I’m trying to read a genome string file into Julia using readlines() and getting some very strange results. The genome file consists of a gunzipped text file with a descriptive first line followed by a large number of strings of length 60 characters consisting of only ‘A’,‘G’,‘C’ and ‘T’. It should not contain a ‘Y’ and if I read the file into joe editor in Bash and perform a search there are no ‘Y’ characters.
So I read this file into Julia using:
function opengenome(fafile::String)
	pot = open(fafile)
	potgen = readlines(pot)
	return potgen[2:end]
end
The head of the result is like:
gen = opengenome(genome_athal)
1994471-element Vector{String}:
 "CCCTAAACCCTAAACCCTAAACCCTAAACCTCTGAATCCTTAATCCCTAAATCCCTAAAT"
 "CTTTAAATCCTACATCCATGAATCCCTAAATACCTAATTCCCTAAACCCGAAACCGGTTT"
 "CTCTGGTTGAAAATCATTGTGTATATAATGATAATTTTATCGTTTTTATGTAATTGCTTA"

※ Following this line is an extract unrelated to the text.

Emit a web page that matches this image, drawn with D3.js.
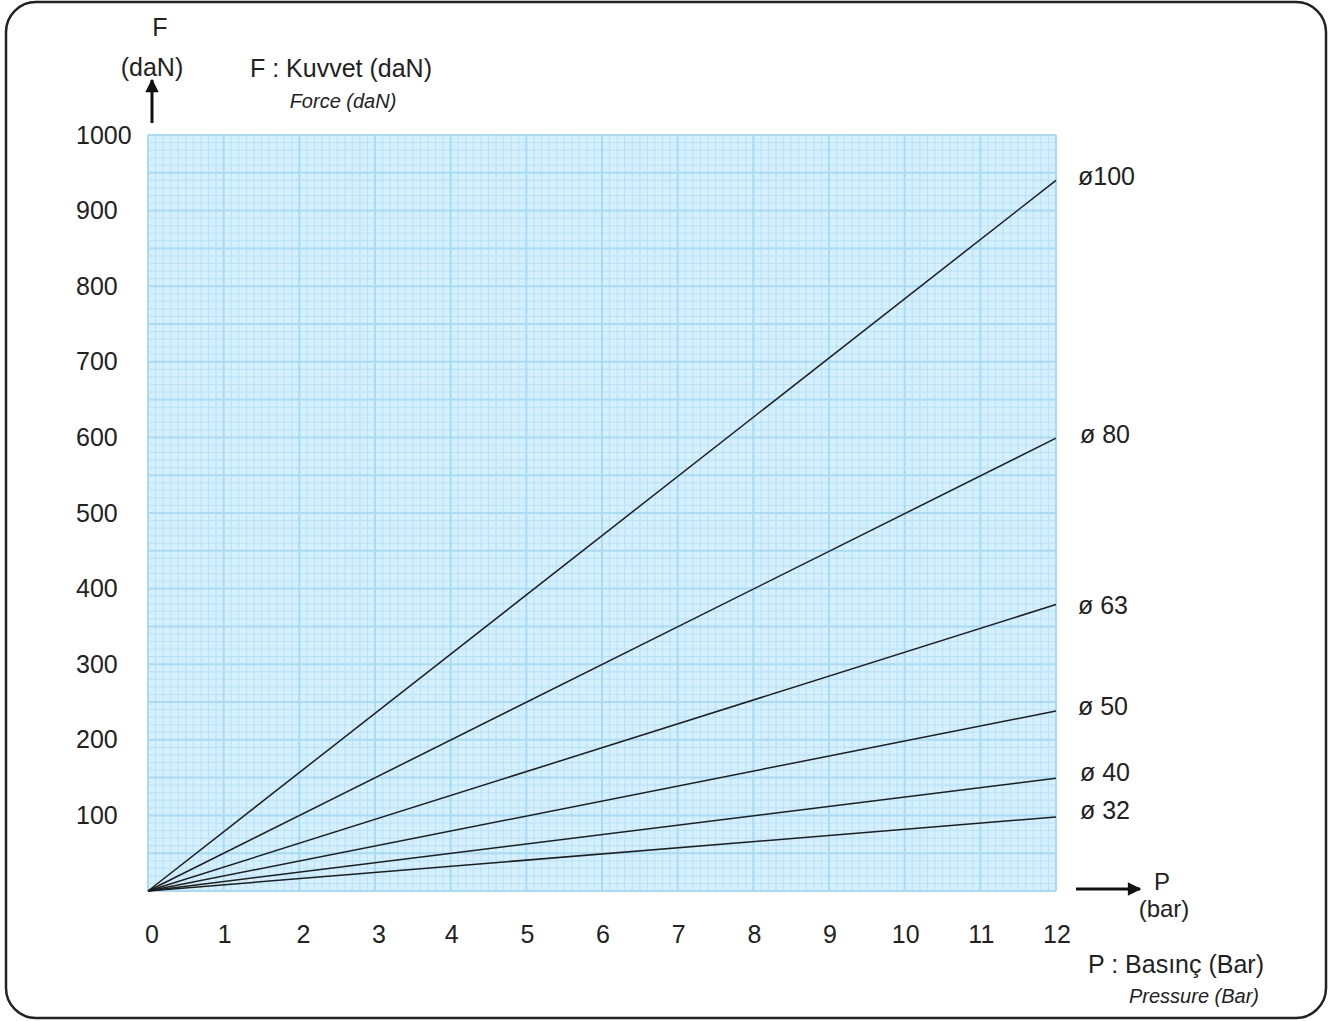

 "TTGTTGTGTGTAGATTTTTTAAAAATATCATTTGAGGTCAATACAAATCCTATTTCTTGT"
and all looks good.
But there is a problem. If I now do a search for ‘Y’ like so:
for i in 1:length(gen);
 if count('Y',gen[i]) > 0; 
    println(gen[i]); 
 end; 
end
The head of the output (there are 86 occurrences in the stored vector) is like:
GGTGACAAAGTTCCCGGCCAGTGYGTTTGCGGGTAACGACTGTCTTTGTGGCTCTCCACT
NNNNNNNNNNNNNNMTTWTKKCSNYTCYASTTWTTKMRWYTSWAKGWTWWWMWAMWSAWY
AAKWMAMWWWRSAYTAMRWMAAYWYRAACCAMGMWWMYTCAWRMYTCTCWWYKYTWTGAT
KSTSAACSCKWWGWTCTTAAMMSYKWWKKKYTTWRMAKYKTWTRRYWWKGAAKCRYTWMW
YWASKMWKCGSKAYYTYRYTSWKSKKSWWSKYKTWKAKKYWMTMRKWYWMWWKWCAWYYA
It looks like Julia might be stumbling over itself at some point. Maybe I am missing something simple?